The culture of tea rooms, by the next century, had become more commonplace. Lyons Tea Rooms optimized the English sentiment and identity of the time – gallantry, sophistication and wholly civilized or what some half of the world would see it as – imperialistic, snobbish and operating of slavery. Nippies, waitresses in iconic uniforms, so named for the way they nipped about serving at great speeds, became national icons. Empowered, independent, yet, compulsorily pretty women who had to be unmarried to don the uniform. By the 1920s, use of their imagery and other attractive females to sell products was established in the advertising world. Alongside was the stereotype of the tea lady, whose sole job was to sell beverages and snacks in offices, as the popular gossip who leaked important trade secrets. Narratives of the female go round and round in circles, no mystique there.

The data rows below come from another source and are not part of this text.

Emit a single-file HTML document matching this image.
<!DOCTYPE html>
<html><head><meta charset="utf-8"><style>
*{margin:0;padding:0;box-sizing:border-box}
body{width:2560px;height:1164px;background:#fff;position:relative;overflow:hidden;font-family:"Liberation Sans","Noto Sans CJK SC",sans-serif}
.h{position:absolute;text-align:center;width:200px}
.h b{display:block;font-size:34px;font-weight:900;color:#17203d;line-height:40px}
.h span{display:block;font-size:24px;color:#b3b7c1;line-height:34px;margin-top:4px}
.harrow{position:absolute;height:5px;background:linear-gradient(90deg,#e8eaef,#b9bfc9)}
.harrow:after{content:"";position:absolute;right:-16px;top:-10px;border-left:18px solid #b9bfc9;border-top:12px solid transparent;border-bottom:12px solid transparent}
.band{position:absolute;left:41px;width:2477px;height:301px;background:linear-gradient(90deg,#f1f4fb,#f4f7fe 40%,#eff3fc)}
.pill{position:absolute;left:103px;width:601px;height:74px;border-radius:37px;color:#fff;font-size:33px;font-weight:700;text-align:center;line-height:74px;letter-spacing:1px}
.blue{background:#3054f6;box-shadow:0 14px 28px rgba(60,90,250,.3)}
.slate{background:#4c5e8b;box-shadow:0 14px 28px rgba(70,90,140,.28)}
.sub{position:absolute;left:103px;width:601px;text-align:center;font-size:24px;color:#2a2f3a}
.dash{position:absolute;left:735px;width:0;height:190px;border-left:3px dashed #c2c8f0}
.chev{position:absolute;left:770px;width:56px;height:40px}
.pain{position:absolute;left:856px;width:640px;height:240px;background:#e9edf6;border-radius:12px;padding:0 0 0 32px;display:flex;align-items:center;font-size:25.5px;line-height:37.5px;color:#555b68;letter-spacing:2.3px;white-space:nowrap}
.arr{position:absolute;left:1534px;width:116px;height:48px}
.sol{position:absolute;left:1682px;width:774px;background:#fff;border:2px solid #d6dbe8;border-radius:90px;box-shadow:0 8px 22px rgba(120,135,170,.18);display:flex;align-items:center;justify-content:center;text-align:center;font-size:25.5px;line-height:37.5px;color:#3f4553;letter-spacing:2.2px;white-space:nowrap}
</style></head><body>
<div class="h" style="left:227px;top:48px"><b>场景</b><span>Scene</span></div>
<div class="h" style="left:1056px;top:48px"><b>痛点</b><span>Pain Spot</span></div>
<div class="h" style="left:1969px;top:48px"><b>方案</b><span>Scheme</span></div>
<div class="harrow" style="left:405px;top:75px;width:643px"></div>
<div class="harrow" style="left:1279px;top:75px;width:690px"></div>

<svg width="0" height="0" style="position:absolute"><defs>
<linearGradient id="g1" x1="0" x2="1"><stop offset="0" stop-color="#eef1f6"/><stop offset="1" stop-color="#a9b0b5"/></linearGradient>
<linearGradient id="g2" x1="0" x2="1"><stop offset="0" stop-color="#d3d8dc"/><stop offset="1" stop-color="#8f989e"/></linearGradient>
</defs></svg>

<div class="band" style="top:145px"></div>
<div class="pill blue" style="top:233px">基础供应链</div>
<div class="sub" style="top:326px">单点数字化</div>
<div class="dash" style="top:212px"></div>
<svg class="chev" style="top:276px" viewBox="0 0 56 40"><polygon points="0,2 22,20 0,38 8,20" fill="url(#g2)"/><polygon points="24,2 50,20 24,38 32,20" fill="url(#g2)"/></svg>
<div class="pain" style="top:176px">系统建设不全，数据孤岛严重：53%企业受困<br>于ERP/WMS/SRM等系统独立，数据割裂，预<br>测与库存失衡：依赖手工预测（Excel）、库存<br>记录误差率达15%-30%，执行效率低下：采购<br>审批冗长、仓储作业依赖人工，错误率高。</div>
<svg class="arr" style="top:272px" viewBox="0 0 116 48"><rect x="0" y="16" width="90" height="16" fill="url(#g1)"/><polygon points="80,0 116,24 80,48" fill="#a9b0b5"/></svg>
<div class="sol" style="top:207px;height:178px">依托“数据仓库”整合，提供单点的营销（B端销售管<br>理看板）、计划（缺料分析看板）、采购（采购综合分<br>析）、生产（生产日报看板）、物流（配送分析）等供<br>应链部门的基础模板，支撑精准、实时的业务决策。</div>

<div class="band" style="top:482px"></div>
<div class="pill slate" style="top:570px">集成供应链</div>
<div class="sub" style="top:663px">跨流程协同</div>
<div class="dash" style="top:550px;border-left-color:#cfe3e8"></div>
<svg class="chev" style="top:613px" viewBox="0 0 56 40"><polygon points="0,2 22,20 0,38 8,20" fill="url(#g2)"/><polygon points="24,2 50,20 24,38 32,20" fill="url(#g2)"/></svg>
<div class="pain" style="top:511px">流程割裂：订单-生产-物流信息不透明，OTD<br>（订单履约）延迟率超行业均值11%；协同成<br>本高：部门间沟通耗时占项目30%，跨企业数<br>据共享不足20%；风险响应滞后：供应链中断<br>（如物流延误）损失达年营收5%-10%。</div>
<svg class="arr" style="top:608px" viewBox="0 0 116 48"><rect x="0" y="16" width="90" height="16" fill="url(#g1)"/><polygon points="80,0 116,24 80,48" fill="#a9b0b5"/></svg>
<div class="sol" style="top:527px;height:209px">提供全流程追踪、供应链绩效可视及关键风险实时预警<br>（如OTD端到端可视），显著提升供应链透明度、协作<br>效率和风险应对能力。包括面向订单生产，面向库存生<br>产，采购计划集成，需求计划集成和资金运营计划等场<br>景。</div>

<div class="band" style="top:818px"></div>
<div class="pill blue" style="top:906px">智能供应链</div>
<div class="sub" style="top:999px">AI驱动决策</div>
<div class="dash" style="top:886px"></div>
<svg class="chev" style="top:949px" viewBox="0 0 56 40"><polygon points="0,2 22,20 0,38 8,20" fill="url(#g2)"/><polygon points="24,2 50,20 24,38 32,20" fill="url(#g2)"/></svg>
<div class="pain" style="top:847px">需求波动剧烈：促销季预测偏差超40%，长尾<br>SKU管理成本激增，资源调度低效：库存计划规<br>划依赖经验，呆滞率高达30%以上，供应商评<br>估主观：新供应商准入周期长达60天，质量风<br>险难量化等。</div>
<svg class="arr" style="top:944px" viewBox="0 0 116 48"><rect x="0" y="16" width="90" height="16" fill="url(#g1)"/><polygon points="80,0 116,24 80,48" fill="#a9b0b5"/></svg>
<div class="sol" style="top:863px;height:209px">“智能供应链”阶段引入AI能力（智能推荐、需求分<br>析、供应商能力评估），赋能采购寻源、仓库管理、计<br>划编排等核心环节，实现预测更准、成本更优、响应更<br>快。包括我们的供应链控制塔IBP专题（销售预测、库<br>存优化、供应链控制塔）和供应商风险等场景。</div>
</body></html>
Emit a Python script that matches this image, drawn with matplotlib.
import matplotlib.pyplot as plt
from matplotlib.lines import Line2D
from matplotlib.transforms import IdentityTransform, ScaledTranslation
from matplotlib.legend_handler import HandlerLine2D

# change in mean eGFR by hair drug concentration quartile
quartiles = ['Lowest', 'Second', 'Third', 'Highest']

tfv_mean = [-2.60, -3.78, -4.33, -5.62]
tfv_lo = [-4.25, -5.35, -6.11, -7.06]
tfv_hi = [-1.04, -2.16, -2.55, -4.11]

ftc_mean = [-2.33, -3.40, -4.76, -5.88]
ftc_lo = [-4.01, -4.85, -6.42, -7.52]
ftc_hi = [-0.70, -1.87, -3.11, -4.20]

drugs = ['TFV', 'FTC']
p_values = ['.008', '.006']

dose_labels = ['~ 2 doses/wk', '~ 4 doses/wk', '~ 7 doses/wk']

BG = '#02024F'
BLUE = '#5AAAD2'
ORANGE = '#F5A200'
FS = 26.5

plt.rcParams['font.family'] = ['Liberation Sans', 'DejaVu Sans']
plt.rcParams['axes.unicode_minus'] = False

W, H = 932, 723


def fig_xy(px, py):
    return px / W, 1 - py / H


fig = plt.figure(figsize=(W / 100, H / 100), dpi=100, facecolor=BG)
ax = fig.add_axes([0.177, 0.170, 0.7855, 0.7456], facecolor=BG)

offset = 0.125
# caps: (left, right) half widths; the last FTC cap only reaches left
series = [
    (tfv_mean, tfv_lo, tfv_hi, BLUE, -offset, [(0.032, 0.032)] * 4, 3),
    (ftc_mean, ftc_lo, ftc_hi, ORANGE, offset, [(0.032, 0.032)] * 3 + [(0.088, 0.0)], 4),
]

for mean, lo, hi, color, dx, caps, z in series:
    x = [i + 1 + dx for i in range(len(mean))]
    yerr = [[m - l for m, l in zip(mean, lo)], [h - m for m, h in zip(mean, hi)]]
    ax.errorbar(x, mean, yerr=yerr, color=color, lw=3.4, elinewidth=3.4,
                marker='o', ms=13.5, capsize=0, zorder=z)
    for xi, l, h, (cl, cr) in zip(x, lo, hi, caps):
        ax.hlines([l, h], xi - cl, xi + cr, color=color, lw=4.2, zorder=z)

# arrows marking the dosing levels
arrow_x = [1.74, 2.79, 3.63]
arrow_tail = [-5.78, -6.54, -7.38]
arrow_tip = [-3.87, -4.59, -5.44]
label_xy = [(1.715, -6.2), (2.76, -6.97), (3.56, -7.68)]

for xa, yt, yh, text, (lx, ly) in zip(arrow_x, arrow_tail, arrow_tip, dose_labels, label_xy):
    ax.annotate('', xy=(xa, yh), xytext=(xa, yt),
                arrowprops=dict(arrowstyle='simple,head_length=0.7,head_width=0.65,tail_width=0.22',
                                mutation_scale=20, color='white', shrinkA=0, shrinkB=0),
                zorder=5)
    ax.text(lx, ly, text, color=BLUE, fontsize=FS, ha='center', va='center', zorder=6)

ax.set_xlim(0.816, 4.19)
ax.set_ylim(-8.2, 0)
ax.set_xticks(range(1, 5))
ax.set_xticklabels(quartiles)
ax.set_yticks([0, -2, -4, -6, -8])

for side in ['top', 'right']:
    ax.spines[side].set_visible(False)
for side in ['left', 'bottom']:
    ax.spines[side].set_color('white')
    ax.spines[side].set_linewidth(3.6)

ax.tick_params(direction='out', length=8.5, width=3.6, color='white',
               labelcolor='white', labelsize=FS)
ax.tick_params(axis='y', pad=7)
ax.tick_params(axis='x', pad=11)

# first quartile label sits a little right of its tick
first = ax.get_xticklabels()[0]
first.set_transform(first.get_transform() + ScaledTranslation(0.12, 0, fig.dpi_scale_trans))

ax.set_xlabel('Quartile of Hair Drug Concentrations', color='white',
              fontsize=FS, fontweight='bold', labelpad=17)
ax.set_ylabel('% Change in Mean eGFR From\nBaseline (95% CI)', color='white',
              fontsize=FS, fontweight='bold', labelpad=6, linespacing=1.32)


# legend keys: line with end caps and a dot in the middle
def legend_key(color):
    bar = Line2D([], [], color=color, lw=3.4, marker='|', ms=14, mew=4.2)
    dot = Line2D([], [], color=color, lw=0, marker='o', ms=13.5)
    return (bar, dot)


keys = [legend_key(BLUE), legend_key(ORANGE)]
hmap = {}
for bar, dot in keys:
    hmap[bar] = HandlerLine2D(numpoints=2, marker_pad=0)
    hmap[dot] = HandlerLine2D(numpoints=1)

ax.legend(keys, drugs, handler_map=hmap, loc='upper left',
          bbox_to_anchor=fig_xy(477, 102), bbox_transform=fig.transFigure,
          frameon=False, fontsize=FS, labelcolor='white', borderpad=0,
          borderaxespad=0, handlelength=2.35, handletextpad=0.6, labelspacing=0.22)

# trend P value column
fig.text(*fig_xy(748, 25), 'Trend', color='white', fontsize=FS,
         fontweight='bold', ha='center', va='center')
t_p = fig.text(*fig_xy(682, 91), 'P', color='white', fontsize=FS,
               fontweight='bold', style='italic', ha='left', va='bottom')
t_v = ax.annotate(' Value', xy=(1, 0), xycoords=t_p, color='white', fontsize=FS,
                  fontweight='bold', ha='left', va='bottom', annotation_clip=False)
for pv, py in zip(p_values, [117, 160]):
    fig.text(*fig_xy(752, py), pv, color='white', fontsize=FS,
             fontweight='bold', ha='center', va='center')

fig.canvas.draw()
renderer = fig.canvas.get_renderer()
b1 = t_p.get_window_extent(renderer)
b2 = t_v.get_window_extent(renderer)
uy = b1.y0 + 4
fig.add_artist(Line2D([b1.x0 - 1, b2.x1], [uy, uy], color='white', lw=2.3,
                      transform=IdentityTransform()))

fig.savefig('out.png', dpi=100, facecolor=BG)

The tea I order has by now arrived in a pale white pot and three tiers of open sandwiches, dainty little cakes, slice of Victorian sponge, strawberries, pot of jam, macaroons and more clotted cream than I ever want to see again. The waitress is Italian, from a village tinier than York, and here for better wages, to practice English, I overhear her telling a couple at the next table. They turn to admire my tea, as do I, before I endeavor to finish it. So much cream! I couldn’t possibly. Clumps of it get leftover. The rest of it is too sweet for me, but finish it, I do.

I read later that afternoon teas are holiday or anniversary indulgences these days, another relic that is nudged now and then to fluff the air of tradition and nostalgia around. I read too that young women are baking cupcakes and donning pearls and chiffons more, in rebellion against ‘modern’ womanhood, taking back domesticity and embracing the gossip.

Me? I walk some more, to burn off tea, wondering what everyone is doing back home, as I step on to those old cobbled streets.